В «Историографии общественных наук в Узбекистане» (1974) Лунин еще более смягчил форму своих высказываний о Наливкине. Он по-прежнему говорил о «нечеткости его революционных воззрений», «отсутствии твердой, до конца осознанной идейно-политической платформы», «налете толстовских воззрений», характеризовал позицию Наливкина как «мелкобуржуазную», которая неизбежно затягивает его «в болото контрреволюции», говорил о «вредной соглашательской деятельности» Наливкина в 1917 г., называл его идеи «своеобразно-утопическим социализмом», воспринятыми «сквозь призму взглядов, характерных для либерально-свободолюбивого интеллигента начала XX в.»[51]. Но про то, что Наливкин «оставил о себе самую недобрую память», уже ничего не говорилось. Ничего не говорилось и о меньшевизме.
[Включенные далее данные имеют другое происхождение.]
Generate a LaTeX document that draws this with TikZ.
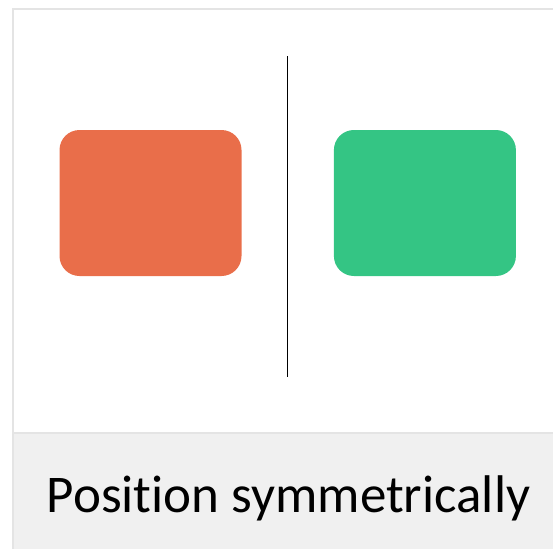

В 1990 г. Лунин написал в популярном ташкентском журнале еще одну статью о Наливкине. Называлась она «Еще одна замечательная жизнь». Начав с того, что историю нельзя рисовать только в мрачных или только радужных тонах, Лунин предложил новую версию рассказа о «несправедливо забытом» Наливкине. Лунин описывает, что «молодой и восторженный офицер» подверг «серьезным и мучительным сомнениям» свою прежнюю веру в «миротворческие действия правительства» и в осуществление «благородной и цивилизаторской миссии “белого царя” и его войск»[52]. К прежнему портрету «прогрессивного» Наливкина Лунин добавляет в этой статье целый ряд новых ярких красок: он дружил с джадидами, защищал местных жителей от несправедливости, боролся с хищениями, незаконными поборами, взяточничеством и т. д. «…Наливкин не был, конечно, революционером… Тем не менее всю свою жизнь он ненавидел деспотизм, произвол и беззаконие, подавление человеческой личности, искренне сочувствовал трудовому народу»[53]. Лунин повторяет свою характеристику взглядов Наливкина, но без прежнего осуждения, без эпитетов о «мелкобуржуазности» и пр. Рассказывая историю 1917 г., Лутин говорит о попытке Наливкина примирить враждующие стороны, о том, что оказался «между двух огней», о том, что он увидел угрозу со стороны большевиков, но не мог ей противостоять: «…Наливкин проявлял нерешительность, колебания, сомнения…», но это «…не должно омрачить всю его славную жизнь…» [54].